__Exercise task__
Show only lines that include "this".

__Provided records__
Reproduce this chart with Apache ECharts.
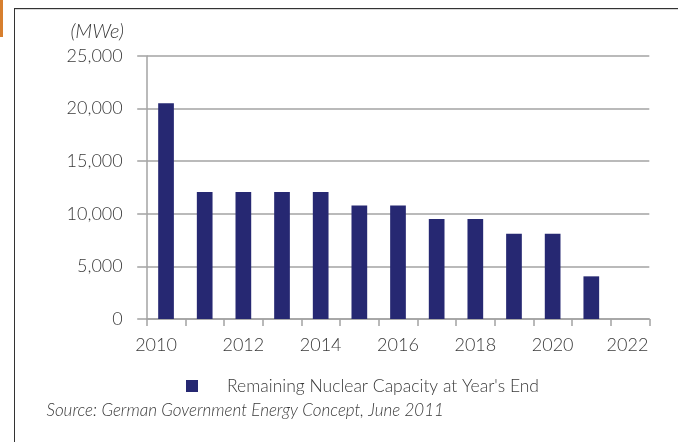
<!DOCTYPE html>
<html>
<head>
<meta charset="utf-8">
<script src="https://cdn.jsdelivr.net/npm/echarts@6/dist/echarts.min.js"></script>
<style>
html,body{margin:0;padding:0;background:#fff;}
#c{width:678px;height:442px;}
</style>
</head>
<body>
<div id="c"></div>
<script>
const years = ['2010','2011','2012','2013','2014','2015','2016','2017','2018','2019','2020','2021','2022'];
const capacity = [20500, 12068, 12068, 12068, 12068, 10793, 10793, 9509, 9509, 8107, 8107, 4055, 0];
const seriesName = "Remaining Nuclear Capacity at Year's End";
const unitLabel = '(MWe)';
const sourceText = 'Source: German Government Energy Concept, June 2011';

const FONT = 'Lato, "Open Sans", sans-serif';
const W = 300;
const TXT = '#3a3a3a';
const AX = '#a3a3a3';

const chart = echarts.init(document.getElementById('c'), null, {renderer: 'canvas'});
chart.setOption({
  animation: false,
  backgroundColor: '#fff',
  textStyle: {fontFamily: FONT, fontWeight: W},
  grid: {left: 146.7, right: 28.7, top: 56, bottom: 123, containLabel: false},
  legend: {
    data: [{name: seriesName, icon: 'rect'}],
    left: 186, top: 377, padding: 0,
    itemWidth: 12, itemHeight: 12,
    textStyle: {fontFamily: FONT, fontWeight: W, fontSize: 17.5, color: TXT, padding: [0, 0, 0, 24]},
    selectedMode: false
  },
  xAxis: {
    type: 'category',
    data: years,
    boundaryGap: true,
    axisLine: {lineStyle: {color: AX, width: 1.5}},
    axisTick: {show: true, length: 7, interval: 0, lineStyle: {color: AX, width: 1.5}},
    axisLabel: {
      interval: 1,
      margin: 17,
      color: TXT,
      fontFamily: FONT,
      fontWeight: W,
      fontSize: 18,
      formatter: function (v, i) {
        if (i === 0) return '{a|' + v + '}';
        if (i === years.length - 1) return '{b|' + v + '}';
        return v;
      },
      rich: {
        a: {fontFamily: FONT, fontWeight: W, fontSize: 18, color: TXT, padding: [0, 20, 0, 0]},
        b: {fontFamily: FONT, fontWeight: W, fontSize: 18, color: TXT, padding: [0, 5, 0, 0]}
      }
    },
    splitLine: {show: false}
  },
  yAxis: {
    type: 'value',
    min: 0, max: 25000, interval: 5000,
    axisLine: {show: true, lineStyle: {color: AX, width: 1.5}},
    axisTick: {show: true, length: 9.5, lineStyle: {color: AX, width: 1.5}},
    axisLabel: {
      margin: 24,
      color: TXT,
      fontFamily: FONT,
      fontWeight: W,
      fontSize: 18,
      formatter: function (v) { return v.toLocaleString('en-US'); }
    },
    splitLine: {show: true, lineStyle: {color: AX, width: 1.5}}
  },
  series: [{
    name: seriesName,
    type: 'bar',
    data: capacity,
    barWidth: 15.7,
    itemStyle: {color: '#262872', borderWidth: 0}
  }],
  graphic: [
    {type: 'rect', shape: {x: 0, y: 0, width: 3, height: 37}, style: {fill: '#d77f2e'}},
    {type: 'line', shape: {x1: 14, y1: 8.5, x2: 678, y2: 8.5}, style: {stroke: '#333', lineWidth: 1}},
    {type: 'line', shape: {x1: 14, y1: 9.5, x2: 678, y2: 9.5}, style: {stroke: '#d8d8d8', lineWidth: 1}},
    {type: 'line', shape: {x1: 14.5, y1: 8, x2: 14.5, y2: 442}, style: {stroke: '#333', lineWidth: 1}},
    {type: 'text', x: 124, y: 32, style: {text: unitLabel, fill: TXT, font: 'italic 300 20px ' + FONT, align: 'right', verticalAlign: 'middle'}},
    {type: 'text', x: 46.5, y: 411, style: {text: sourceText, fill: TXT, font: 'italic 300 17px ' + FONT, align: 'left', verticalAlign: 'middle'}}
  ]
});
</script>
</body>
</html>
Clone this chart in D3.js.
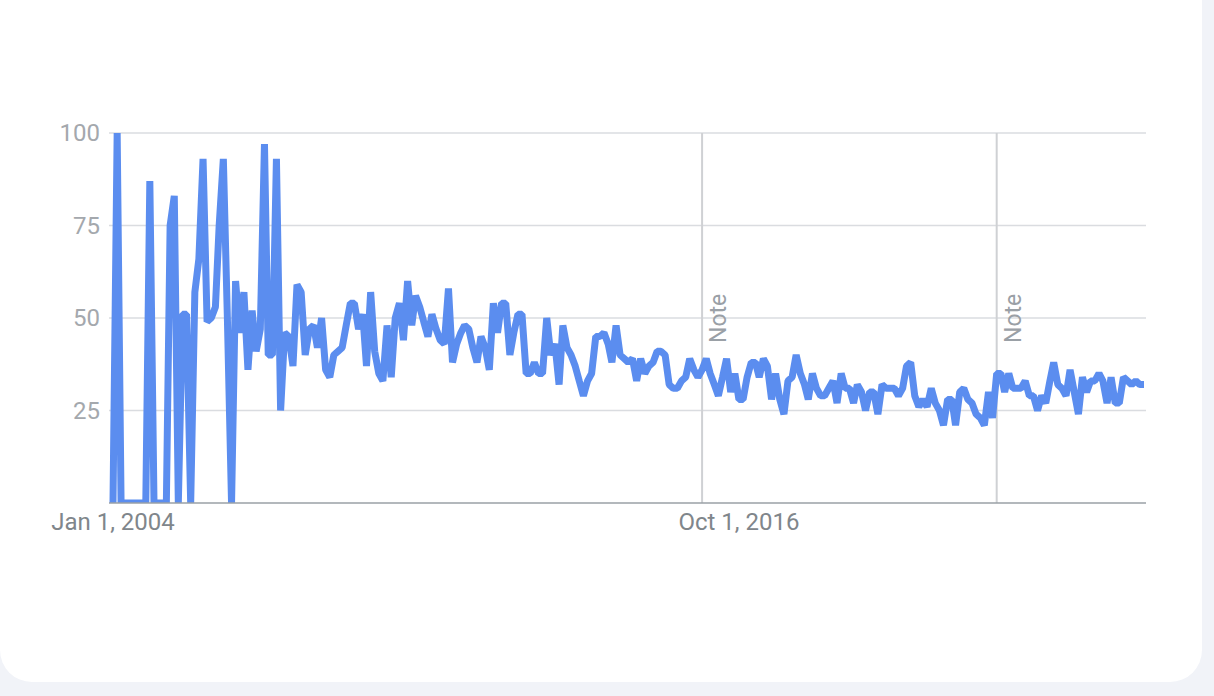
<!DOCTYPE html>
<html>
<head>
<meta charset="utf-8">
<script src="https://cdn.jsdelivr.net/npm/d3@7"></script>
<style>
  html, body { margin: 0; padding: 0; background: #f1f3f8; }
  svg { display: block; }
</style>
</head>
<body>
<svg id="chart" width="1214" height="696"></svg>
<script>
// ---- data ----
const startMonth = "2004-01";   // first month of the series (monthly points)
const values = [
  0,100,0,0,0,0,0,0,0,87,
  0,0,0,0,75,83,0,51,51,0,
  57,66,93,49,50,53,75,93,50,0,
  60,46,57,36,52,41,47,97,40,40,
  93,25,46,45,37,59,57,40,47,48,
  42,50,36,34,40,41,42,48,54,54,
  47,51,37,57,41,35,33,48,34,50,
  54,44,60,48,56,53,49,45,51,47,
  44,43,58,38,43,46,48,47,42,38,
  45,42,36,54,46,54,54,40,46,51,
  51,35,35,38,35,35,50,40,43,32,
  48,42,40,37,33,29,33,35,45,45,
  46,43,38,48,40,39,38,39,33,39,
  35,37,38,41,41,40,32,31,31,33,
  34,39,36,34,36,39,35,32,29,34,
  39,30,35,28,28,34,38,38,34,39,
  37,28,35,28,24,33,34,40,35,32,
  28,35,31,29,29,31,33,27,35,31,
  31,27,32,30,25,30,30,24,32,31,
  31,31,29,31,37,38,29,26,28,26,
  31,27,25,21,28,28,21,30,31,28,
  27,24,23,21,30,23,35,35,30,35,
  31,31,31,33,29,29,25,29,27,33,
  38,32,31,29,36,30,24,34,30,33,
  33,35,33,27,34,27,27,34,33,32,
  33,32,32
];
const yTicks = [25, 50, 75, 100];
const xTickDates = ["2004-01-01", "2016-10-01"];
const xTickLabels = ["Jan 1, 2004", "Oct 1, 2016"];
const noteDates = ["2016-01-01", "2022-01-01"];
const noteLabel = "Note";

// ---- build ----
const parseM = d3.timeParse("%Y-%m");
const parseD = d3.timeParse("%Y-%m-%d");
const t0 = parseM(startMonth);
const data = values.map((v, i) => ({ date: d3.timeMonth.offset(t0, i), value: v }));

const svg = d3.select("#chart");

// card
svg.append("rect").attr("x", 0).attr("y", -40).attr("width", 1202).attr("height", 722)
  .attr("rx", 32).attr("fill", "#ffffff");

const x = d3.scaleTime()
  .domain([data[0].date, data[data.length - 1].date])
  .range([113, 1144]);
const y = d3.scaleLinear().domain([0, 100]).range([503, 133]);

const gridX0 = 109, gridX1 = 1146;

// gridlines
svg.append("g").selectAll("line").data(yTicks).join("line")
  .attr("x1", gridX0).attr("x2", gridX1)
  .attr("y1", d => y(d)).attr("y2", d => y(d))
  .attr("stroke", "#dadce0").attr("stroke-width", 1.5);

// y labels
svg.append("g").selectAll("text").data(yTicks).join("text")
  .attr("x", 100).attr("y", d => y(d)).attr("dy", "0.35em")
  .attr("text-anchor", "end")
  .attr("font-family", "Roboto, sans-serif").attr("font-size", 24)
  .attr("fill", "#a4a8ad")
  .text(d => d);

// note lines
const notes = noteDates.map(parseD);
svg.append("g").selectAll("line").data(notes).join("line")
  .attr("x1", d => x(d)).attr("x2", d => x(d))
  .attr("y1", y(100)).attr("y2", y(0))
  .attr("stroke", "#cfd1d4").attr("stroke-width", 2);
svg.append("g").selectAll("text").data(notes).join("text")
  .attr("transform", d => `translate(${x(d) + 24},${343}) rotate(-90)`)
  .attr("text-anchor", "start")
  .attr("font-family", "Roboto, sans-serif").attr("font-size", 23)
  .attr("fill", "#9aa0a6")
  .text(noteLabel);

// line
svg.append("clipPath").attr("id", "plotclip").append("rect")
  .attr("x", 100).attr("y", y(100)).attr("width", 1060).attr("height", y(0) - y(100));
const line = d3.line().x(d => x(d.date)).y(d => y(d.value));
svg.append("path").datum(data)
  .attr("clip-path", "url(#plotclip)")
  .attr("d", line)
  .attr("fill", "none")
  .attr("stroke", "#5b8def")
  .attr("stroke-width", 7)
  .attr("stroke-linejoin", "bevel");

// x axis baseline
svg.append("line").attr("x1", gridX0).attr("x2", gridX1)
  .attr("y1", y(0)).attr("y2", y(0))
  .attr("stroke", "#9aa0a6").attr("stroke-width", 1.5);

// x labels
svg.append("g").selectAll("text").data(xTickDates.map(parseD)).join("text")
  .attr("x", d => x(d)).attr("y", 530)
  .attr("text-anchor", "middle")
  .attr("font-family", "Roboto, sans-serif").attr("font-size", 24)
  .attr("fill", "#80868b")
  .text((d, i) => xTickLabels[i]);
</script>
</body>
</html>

__Reply__
Reproduce this chart with Apache ECharts.
Clone this chart in D3.js.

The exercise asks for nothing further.